A council is poised to demand a demolished historic pub be rebuilt ‘brick by brick’ after it was demolished without permission.
Westminster City Council is expected to next week issue an unprecedented enforcement order requiring the owners of the Carlton Tavern in Maida Vale to ‘recreate in facsimile the building as it stood immediately prior to its demolition’.
The 1920s pub survived bombing during the Second World War but was bulldozed in April. The local authority had received an application to demolish the building and replace it with mixed-use accommodation but councillors turned it down.
However the owners, Tel Aviv-based company CLTX, went ahead with demolition, in a move that cllr Jan Prendergast told the BBC ‘came as such a shock to everyone’.
It sparked local outrage with people spraying ‘this is vandalism’ on boarding surrounding the building site.
A council order for the reconstruction of a building this size could mark a UK first. The decision would also stop the firm from selling the site until the pub has been rebuilt.
Director of planning at Westminster City Council, John Walker, said: ‘There is a paper going to planning committee next week.

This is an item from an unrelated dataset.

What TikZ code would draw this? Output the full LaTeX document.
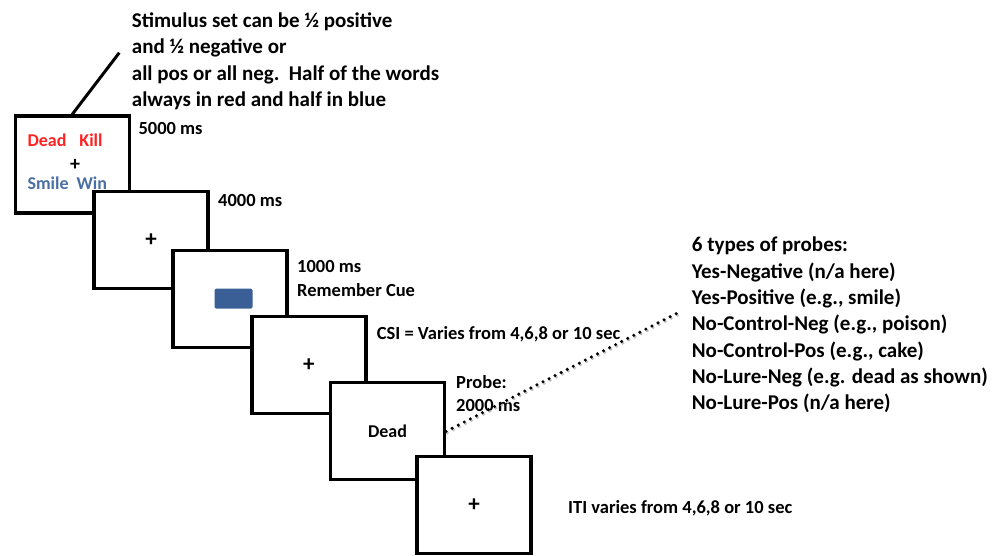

Obviously, we cannot pre-empt any decision, but this shows how important the issue is to local residents and the council, and officers have worked hard to bring this to the committee as quickly as possible.
‘We are still liaising with Historic England and DCMS and the advice provided by them will help to determine the final course of action.’
CLTX is understood to be appealing the decision to refuse consent, the Standard reports. The company was unable to be reached for comment.